Richard Darbéra : Non seulement le système est excessivement protecteur mais la loi Thévenoud a encore renforcé ces protections au détriment des usagers. Je ne sais pas comment on pourrait sortir du système sans pénaliser les taxis. Depuis plus de 40 ans ils se sont opposés à toutes les réformes qui auraient pu préparer un atterrissage en douceur. Et ils ont eu raison. Le prix de la licence a augmenté plus vite que les actions du CAC 40. C'était un très bon investissement.

La loi Thévenoud leur avait tendu une perche en leur proposant un système gratuit de géolocalisation pour leur permettre de rivaliser avec les VTC qui sont tous géolocalisés. Ils l’ont refusée. On les comprend. S’ils étaient suivis en temps réel par l’administration comme le sont en permanence les taxis jaunes de New York, on saurait enfin combien de courses ils font, combien de recette cela représente, et on comprendrait mieux comment ils font pour rembourser aussi vite les emprunts qui leur ont servi à acheter leur licence.

Ils ont loupé l’opportunité de se mettre tous sur une même application. C’est dommage. Les applications comme Uber qui ne regroupent que quelques centaines ou quelques milliers de véhicules n’auraient pas fait le poids face à une application qui aurait regroupé 17 000 taxis.

Marie-Xavière Wauquiez : Le système est moyennement protecteur dans la mesure où il existe une durée minimale de détention d'une licence de 5 ans (ce qui est très et trop long à notre époque). Aujourd'hui, les taxis qui ont acheté plein pot leur licence il y a quatre ou cinq ans rencontrent de très grosses difficultés financières. Le business plan du taxi est directement corrélé à une durée de service très longue, dans des conditions de travail relativement dures ! 

Le seul système que j'ai identifié - après avoir réfléchi longtemps - serait de corréler la valeur de la licence avec le chiffre d'affaires des dernières années d'exercice. Aujourd'hui, le système fiscal est fait de telle sorte que les taxis ont intérêt à faire du "black" pour minimiser la fiscalité globale (charges sociales, impôts sur les sociétés, etc.) et mettre de l'argent de côté pour plus tard.
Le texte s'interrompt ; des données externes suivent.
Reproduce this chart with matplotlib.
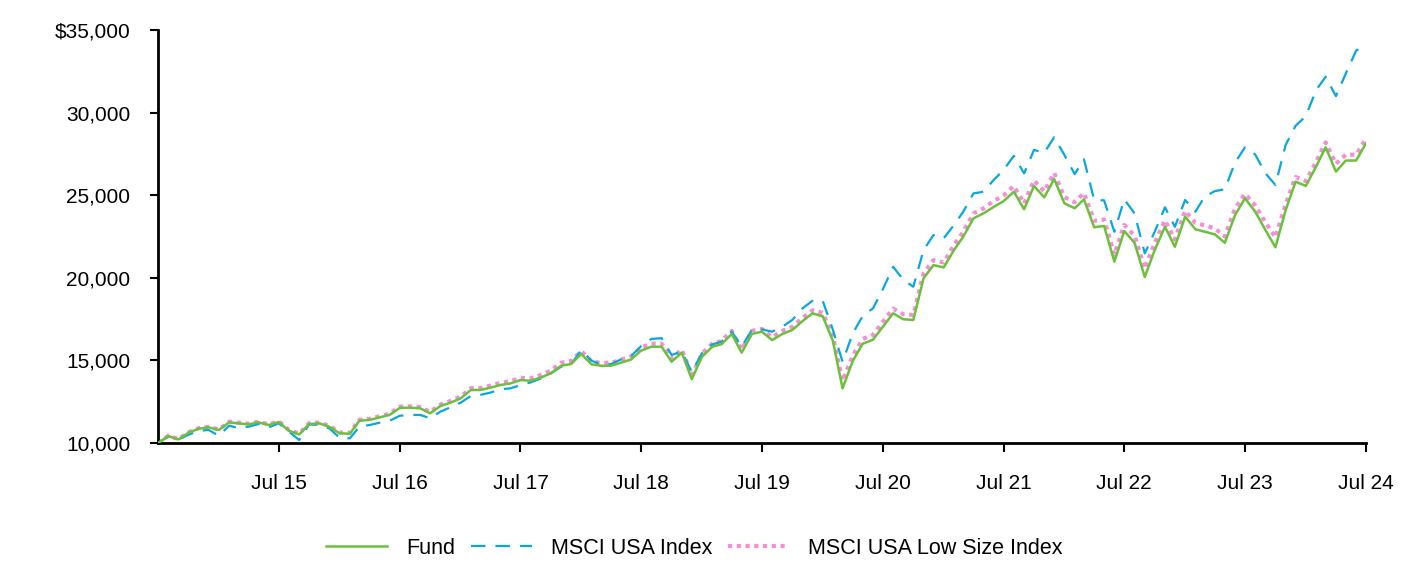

De ce fait, une fois la retraite venue leurs cotisations ne leur permettent pas de gagner de quoi bien vivre mais ce n'est pas grave car la licence leur permet de dégager du cash. Si le prix de la licence était corrélé au chiffre d'affaires officiel, les taxis pourraient adopter un autre raisonnement : déclarer plus pour vendre plus cher.